Set task:
Give back only the lines from the one that contains "Write the matplotlib code for this chart." through the one that contains "6. Tasas de", word for word and without images.

───── Data extract

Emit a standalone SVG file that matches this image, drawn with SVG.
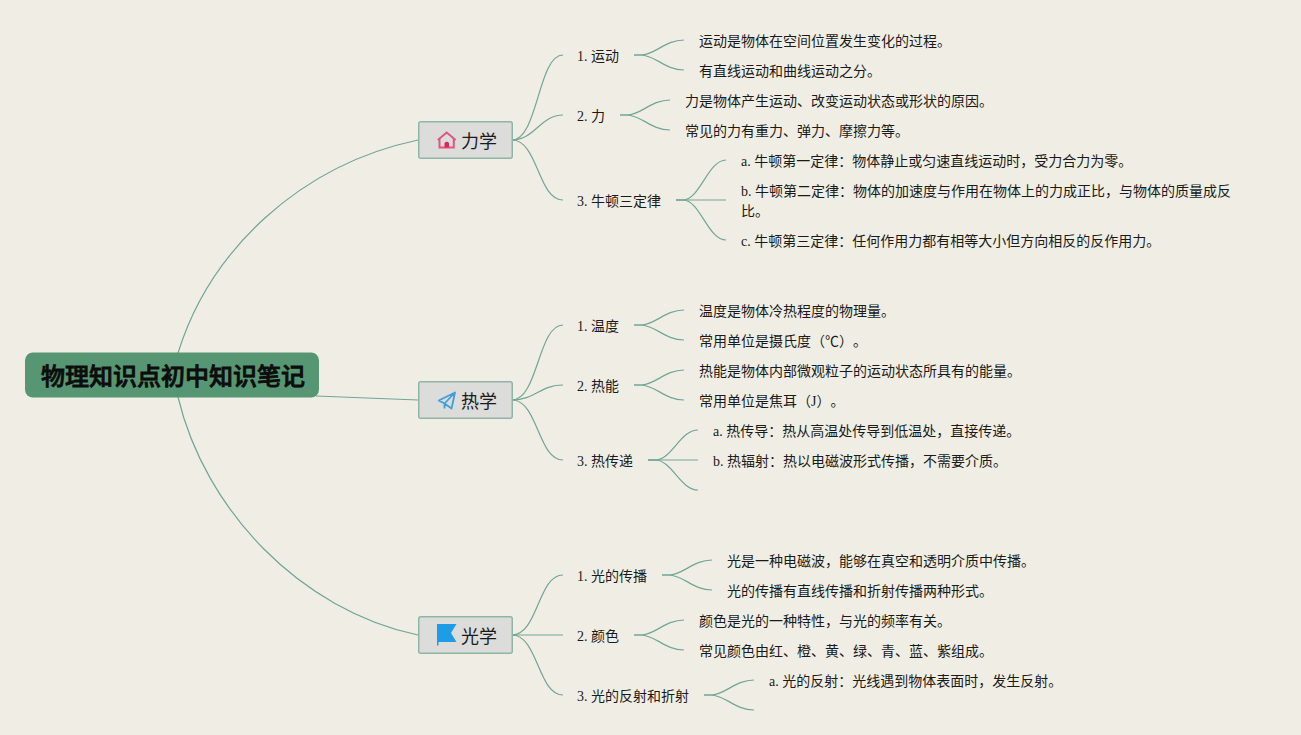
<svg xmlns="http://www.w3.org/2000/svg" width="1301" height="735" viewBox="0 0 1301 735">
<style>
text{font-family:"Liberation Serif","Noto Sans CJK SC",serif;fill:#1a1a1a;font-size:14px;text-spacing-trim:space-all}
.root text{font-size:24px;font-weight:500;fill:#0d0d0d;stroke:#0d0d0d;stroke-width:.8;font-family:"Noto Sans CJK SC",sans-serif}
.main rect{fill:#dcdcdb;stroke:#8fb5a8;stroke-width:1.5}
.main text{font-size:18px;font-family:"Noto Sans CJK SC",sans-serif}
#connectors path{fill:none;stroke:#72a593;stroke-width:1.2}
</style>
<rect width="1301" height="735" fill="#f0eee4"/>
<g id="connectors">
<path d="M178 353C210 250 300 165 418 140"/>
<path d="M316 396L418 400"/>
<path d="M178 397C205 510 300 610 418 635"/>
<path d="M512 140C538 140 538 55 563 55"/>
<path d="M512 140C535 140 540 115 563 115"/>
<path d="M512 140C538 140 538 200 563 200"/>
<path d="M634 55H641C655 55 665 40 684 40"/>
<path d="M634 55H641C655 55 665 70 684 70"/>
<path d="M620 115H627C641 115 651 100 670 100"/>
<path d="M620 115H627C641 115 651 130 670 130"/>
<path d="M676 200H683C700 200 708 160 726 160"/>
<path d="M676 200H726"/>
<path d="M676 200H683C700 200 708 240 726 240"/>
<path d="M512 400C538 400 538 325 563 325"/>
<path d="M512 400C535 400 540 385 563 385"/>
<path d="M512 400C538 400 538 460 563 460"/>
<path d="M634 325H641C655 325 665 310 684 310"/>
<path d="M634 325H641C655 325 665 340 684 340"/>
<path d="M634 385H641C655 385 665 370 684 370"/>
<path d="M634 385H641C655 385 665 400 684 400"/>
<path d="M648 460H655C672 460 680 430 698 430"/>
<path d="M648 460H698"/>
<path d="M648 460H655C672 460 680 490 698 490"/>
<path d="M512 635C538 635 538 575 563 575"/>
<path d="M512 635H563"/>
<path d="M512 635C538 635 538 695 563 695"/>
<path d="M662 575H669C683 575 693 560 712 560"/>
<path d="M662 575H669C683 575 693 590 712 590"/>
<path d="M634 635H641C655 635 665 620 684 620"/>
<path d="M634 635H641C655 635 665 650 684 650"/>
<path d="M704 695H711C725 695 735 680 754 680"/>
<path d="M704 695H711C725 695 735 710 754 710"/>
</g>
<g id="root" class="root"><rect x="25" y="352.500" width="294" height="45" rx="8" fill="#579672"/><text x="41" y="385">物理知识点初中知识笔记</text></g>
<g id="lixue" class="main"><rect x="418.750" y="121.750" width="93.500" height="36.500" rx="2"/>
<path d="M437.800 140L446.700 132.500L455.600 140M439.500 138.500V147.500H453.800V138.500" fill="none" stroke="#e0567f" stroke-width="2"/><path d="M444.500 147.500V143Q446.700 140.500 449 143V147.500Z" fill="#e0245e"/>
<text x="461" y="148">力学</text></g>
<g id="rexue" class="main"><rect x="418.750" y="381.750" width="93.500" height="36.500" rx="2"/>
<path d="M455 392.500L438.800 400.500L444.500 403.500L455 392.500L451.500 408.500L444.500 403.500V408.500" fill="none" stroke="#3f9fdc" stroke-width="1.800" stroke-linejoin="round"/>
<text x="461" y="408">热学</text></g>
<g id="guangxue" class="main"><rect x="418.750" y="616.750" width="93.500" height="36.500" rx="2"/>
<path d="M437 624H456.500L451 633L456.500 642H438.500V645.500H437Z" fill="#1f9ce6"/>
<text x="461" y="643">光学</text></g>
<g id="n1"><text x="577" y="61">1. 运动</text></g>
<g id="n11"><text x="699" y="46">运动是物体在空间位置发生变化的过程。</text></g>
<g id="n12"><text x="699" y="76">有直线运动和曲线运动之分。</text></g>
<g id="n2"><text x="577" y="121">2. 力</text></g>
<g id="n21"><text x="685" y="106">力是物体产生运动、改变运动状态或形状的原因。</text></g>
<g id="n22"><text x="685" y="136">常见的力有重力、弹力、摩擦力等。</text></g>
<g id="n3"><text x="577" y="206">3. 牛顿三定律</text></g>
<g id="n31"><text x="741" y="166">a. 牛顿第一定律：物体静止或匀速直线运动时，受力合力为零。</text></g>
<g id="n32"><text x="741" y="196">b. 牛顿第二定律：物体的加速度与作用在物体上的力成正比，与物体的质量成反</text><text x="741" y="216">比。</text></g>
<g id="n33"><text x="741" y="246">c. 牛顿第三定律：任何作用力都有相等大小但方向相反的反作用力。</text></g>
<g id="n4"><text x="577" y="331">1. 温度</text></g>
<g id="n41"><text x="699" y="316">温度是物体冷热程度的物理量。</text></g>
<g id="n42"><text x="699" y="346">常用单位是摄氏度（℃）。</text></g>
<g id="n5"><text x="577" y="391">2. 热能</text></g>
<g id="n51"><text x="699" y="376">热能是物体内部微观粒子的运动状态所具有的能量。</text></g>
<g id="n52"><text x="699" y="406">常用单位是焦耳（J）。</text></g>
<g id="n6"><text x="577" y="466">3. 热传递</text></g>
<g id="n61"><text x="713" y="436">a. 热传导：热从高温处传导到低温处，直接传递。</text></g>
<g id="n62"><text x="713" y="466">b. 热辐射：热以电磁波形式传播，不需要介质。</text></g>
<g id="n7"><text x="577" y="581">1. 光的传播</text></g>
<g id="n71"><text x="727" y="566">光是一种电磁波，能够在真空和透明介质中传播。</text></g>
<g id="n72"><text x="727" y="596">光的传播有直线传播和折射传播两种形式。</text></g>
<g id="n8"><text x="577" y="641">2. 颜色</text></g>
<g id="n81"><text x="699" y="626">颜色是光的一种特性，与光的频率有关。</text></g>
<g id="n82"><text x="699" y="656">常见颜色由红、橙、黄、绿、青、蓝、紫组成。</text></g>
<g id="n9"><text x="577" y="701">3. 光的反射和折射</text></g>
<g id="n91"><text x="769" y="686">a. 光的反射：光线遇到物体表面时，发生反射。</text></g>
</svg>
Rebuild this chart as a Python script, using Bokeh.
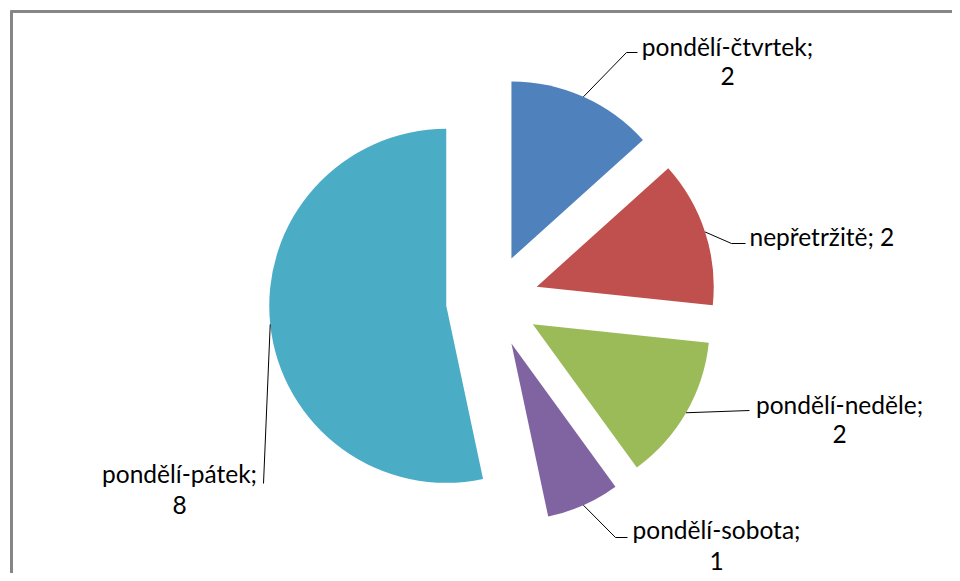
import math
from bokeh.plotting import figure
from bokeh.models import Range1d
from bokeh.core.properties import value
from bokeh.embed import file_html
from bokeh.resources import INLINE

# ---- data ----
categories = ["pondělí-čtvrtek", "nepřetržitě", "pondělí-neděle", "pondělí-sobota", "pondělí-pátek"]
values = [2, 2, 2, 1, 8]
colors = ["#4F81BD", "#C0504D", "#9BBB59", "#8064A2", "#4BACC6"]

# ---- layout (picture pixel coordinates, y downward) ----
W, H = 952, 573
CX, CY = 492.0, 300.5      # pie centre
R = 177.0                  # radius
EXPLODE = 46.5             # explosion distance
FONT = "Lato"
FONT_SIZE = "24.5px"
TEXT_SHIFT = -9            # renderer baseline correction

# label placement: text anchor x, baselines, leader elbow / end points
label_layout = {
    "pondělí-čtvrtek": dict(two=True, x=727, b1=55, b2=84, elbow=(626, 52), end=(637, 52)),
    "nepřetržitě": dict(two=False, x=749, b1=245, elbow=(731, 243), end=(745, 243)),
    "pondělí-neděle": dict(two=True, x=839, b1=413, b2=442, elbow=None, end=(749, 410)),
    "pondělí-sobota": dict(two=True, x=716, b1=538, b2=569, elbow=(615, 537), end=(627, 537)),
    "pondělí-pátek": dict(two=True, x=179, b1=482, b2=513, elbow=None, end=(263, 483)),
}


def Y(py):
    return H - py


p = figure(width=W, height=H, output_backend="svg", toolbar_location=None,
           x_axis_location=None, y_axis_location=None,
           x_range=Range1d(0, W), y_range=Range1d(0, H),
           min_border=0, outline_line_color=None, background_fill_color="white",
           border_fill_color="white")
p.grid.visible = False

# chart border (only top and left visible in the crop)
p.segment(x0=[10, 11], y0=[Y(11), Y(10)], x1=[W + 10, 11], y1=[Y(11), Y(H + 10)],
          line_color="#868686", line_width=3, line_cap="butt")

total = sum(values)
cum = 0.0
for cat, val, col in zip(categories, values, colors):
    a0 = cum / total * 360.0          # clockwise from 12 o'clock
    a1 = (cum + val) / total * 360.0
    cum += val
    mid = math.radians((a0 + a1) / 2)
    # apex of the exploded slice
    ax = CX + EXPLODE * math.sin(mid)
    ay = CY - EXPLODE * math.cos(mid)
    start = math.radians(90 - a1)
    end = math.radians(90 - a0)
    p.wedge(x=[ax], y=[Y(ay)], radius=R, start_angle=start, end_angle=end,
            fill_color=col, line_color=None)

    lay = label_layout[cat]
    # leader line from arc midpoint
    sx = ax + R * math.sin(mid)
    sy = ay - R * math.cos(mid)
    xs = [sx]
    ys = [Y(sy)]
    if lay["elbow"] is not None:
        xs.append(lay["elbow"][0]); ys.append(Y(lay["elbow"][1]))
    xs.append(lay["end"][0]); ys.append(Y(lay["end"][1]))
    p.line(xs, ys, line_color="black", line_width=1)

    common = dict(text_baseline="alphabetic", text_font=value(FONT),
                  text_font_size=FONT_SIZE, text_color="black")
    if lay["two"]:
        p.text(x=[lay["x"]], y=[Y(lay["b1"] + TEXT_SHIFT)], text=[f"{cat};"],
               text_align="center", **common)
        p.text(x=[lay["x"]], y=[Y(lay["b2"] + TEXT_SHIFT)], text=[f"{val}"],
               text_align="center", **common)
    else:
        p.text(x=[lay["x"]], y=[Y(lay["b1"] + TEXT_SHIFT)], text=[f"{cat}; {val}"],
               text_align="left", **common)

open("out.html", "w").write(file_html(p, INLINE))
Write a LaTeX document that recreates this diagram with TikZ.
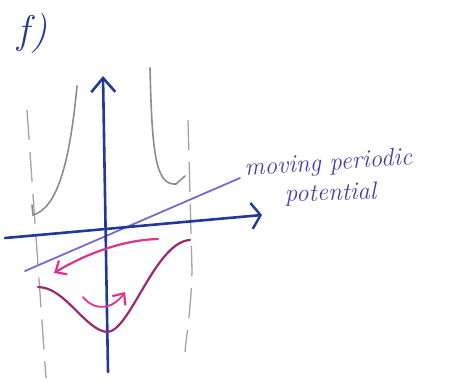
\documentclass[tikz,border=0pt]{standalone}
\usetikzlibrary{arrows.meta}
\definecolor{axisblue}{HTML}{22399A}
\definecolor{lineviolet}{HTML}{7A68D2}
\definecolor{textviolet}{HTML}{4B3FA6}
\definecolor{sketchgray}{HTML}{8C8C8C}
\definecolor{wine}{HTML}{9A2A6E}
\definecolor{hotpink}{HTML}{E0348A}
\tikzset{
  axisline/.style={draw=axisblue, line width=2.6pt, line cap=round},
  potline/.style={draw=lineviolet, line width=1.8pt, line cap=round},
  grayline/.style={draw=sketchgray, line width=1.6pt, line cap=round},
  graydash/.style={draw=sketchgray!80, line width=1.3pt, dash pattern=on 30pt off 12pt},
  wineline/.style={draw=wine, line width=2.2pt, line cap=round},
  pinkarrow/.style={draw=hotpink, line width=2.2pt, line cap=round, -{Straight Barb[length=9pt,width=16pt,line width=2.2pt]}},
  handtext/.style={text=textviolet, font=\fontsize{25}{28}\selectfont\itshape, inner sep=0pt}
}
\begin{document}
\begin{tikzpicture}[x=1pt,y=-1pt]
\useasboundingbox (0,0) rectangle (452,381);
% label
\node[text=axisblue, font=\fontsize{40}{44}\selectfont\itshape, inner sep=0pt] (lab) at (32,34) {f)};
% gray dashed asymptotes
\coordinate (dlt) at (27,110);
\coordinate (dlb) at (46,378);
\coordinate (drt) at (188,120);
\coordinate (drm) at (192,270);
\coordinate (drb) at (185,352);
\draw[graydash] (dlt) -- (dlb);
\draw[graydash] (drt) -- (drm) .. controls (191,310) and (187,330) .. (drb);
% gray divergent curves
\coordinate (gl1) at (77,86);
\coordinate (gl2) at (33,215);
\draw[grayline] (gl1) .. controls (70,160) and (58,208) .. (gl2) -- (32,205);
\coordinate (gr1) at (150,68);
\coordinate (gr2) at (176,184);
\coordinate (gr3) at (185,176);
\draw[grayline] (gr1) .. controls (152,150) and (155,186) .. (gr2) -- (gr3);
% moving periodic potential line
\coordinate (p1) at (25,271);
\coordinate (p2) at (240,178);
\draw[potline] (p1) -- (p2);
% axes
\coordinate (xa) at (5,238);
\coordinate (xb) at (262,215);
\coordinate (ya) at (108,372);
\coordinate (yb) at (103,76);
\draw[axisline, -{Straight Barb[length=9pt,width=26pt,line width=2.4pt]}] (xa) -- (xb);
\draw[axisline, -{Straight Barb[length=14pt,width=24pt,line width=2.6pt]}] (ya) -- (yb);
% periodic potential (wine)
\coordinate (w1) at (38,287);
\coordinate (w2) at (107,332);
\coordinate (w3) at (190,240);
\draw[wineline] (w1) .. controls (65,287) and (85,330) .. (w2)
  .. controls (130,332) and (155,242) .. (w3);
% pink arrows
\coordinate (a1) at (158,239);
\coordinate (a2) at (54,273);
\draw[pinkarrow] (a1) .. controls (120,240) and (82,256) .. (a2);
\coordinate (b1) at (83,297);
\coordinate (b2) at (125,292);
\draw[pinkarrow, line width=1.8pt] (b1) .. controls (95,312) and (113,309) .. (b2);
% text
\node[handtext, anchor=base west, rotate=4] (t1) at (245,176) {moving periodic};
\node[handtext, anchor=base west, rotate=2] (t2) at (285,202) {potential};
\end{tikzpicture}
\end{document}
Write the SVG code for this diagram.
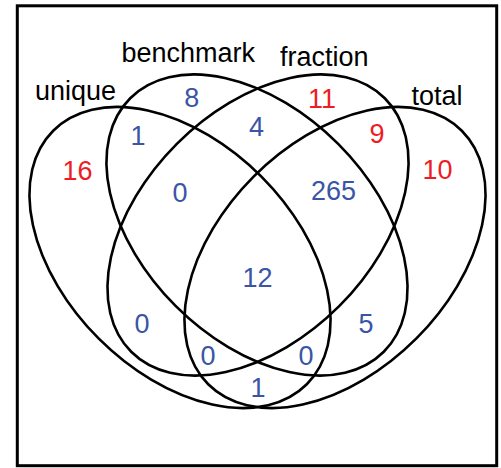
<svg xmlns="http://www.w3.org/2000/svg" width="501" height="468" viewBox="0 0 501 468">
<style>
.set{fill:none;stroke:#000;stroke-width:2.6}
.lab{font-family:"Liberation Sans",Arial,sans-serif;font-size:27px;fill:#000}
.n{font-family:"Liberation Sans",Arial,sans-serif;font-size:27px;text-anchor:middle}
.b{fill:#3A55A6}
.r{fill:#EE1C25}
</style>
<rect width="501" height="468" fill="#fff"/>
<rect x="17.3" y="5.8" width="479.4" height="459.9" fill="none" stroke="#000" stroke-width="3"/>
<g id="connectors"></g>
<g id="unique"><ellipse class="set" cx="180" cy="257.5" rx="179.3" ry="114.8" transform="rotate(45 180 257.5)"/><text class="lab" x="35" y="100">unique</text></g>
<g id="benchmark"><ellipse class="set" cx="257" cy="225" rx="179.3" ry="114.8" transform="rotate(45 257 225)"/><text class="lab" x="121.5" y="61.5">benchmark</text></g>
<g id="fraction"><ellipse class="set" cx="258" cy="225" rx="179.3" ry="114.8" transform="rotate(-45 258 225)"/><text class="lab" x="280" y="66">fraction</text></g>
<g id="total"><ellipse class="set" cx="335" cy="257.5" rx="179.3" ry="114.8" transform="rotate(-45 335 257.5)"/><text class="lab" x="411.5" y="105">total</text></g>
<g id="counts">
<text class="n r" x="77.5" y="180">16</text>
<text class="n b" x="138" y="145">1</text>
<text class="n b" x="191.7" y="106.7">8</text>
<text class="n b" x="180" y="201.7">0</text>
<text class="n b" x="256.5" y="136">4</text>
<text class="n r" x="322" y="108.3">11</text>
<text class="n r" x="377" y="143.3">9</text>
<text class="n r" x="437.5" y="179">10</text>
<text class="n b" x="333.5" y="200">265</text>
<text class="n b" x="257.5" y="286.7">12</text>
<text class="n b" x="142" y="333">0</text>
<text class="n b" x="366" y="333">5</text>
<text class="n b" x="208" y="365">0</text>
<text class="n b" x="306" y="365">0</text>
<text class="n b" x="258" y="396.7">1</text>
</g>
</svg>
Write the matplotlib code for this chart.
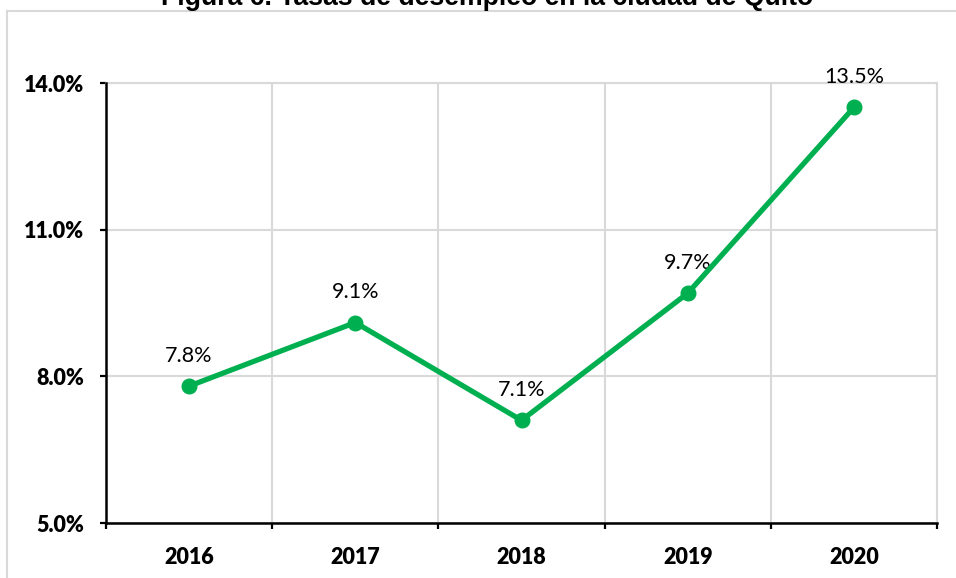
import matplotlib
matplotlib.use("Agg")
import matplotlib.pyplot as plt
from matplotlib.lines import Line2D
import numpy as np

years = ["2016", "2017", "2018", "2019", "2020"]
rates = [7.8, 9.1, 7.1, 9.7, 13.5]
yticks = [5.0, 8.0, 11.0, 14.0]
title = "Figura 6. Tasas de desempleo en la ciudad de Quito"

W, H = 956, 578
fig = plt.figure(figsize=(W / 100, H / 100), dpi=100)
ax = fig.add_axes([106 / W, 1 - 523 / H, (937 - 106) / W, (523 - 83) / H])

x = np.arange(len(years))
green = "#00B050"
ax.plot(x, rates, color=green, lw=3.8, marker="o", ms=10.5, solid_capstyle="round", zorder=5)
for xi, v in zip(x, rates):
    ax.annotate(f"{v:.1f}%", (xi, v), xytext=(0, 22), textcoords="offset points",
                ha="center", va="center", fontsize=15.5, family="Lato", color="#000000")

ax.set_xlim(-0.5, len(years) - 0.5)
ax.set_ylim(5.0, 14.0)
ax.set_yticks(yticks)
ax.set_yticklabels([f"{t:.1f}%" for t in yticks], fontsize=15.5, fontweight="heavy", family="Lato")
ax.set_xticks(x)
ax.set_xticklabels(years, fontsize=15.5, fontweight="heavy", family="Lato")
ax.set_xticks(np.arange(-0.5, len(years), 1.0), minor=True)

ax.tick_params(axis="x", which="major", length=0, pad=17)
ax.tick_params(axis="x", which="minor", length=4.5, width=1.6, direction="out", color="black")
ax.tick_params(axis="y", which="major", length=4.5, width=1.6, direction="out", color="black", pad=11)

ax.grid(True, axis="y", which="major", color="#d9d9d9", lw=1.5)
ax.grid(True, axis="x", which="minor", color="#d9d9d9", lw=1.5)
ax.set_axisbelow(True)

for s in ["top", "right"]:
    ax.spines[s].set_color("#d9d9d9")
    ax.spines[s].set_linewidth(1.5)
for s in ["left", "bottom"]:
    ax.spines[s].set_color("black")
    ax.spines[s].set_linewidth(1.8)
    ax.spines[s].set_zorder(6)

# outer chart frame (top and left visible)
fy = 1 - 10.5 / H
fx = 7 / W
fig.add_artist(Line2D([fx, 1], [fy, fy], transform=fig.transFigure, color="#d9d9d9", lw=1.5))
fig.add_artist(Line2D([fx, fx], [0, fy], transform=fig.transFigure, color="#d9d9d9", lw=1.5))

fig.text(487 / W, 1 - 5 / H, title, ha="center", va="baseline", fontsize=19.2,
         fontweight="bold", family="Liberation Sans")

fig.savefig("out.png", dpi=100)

──────────

Worked solution:
Write the matplotlib code for this chart.
import matplotlib
matplotlib.use("Agg")
import matplotlib.pyplot as plt
from matplotlib.lines import Line2D
import numpy as np

years = ["2016", "2017", "2018", "2019", "2020"]
rates = [7.8, 9.1, 7.1, 9.7, 13.5]
yticks = [5.0, 8.0, 11.0, 14.0]
title = "Figura 6. Tasas de desempleo en la ciudad de Quito"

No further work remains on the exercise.